After reading both the book and all the derogatory comments made toward JV, I kinda despair for humanity.
To say that
One Way Ticket is an exercise in narcissism is, obviously, to miss the point of autobiography. The problem with such a comment isn't its obviousness, it's that some will see it as an attack on the author when it is entirely about the book:
One Way Ticket is narcissistic. It is narcissistic because it sees the world from only one perspective, it is never able to step back and see things how others might have seen them, despite all the benefits of hindsight.
Take, as an example, the story about
the ground-breaking revenue sharing deal the AIGCP nearly pulled off with RCS, only to be let down by the individual members of the AIGCP who,
One WayTicket tells us, allowed themselves to be bullied into accepting the status quo. That is shown only as a betrayal, it is not considered a legitimate decision by teams guarding their own interests.
The inability to consider the motives of others is not
One Way Ticket's only blindspot. Take the bullying. Anybody who has read about the book, seen JV interviewed on the subject, or listened to any of the podcasts he's appeared on plugging the book, will probably be aware that the young JV was bulled by his shoolmates. He's gone into some detail on the bullying in some of these interviews. But in
One Way Ticket, despite the first half of the book going very heavy on JV's childhood (it takes up about a third of the book), the bullying is only mentioned when we get to Floyd Landis, where it is used as a justification for why JV finally stood up for Landis against the man who was bullying the disgraced Tour winner: Armstrong.

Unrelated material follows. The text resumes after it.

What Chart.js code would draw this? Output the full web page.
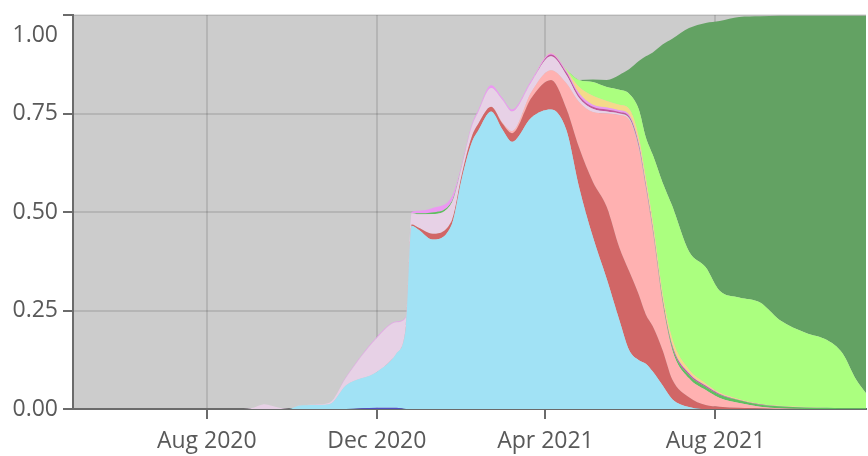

The weird thing here is that the bullying explains a lot with JV, and explains a lot with
One Way Ticket. It explains, say, why so little time is given to the team's wins - a Grand Tour (Giro d’Italia, 2012) and four Monuments (Paris-Roubaix, 2011; Liège-Bastogne-Liège, 2013; Il Lombardia, 2014; Ronde van Vlaanderen, 2019) of which only the one already told in the previous book,
Argyle Armada, is told here - yet so much time is given to Dave Brailsford tapping-up Bradley Wiggins and winning him away to Team Sky. The story as presented is about the ethics of tapping riders up but it isn't really about that at all. It's about Brailsford bullying Slipstream into letting Wiggins go.

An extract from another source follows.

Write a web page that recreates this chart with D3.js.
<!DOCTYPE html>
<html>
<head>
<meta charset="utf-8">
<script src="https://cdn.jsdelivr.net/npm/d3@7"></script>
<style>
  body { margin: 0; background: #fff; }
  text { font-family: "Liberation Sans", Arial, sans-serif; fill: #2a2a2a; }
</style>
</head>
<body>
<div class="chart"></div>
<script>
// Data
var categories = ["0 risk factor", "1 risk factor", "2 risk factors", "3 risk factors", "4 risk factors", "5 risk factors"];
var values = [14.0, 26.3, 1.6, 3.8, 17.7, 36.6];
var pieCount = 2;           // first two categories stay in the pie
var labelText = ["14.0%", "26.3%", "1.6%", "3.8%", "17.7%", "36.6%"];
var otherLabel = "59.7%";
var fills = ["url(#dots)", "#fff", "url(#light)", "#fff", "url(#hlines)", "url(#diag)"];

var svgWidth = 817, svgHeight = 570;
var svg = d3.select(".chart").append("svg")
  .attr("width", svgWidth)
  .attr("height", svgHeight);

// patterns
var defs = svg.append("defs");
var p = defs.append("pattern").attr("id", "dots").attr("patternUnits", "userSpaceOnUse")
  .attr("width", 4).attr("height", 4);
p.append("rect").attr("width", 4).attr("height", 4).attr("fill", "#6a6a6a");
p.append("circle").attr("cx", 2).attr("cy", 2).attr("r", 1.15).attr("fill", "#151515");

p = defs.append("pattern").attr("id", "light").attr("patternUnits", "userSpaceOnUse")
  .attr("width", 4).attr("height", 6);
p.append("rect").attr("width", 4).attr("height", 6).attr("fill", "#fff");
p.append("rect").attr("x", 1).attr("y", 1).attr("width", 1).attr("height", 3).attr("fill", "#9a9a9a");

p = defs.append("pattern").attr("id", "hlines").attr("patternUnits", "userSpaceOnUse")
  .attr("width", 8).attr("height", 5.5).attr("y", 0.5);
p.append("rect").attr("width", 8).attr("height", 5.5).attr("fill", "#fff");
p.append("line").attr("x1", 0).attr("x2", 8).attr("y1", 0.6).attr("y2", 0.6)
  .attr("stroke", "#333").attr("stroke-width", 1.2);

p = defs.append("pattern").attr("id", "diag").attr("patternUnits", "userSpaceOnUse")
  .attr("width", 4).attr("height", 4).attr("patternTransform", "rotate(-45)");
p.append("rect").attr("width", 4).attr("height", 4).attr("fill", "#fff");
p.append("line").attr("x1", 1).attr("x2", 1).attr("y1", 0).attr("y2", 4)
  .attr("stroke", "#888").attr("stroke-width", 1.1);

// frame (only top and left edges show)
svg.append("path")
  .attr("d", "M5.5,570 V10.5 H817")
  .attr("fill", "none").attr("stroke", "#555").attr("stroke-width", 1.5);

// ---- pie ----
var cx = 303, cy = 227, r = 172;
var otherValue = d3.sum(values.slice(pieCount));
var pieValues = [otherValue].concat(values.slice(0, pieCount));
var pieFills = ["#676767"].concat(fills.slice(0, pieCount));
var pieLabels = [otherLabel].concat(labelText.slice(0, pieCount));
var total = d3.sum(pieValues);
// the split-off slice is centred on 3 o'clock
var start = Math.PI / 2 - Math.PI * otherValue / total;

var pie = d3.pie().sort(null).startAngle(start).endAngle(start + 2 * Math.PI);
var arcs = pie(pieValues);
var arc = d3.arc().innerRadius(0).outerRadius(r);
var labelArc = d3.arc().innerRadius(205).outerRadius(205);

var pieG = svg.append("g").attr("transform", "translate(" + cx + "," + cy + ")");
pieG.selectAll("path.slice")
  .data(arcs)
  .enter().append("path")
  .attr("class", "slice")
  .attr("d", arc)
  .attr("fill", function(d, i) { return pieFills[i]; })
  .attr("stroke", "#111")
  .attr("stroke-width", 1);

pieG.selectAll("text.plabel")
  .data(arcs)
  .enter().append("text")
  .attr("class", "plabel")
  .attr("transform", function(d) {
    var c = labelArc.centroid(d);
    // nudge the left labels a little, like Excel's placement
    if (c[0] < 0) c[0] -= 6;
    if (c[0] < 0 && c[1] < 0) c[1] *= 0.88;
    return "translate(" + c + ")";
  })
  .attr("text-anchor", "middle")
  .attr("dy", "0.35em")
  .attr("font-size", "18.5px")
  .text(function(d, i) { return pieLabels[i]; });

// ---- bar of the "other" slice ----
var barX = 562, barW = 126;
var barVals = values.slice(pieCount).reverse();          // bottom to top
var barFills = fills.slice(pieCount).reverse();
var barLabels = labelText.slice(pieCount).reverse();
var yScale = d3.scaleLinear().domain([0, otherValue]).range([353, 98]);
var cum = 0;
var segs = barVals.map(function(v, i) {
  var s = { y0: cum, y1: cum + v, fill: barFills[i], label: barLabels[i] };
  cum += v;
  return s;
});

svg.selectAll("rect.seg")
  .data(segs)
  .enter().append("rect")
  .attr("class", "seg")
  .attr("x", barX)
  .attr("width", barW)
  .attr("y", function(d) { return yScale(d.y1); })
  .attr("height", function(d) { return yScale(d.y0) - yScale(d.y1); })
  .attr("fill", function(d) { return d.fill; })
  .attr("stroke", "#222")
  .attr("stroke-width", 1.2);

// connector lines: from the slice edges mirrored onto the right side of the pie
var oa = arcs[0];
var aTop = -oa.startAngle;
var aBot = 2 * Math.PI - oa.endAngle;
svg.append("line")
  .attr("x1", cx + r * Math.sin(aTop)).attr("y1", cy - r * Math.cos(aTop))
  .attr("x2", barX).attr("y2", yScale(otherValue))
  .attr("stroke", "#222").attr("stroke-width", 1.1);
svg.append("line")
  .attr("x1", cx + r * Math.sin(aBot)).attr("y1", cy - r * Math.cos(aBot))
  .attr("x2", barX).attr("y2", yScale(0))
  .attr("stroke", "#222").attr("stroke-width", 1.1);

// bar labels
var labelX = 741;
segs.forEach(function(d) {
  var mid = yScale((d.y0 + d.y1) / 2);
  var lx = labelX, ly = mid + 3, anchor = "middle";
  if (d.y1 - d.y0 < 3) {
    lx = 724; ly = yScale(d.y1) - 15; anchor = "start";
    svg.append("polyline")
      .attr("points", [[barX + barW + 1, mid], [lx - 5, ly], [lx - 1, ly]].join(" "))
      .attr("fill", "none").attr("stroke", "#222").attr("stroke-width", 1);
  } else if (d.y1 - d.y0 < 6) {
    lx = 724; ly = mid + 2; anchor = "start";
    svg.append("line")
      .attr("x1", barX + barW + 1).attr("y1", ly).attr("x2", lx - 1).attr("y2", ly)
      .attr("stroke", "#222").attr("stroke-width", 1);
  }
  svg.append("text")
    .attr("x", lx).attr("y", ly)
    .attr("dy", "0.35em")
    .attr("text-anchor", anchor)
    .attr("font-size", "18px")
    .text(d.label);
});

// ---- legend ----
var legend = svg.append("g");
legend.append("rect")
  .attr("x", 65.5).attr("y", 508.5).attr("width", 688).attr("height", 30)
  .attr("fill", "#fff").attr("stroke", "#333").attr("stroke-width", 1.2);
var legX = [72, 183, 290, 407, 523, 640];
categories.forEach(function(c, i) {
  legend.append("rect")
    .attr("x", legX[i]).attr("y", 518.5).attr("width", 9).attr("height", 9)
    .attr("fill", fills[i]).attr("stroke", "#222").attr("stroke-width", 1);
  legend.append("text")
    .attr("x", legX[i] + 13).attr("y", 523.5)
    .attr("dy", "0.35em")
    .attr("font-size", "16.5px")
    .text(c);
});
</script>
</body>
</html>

Bullying, it's the root of so many things in the story told in
One Way Ticket - from Armstrong to ASO - but bullying isn't the story told in
One Way Ticket. And that's a criticism of
One Way Ticket. It's a book that doesn't actually understand the story it wants to tell and so leaves most readers, even those inclined to like JV and so want to like the book, feeling it's a book lacking in insight.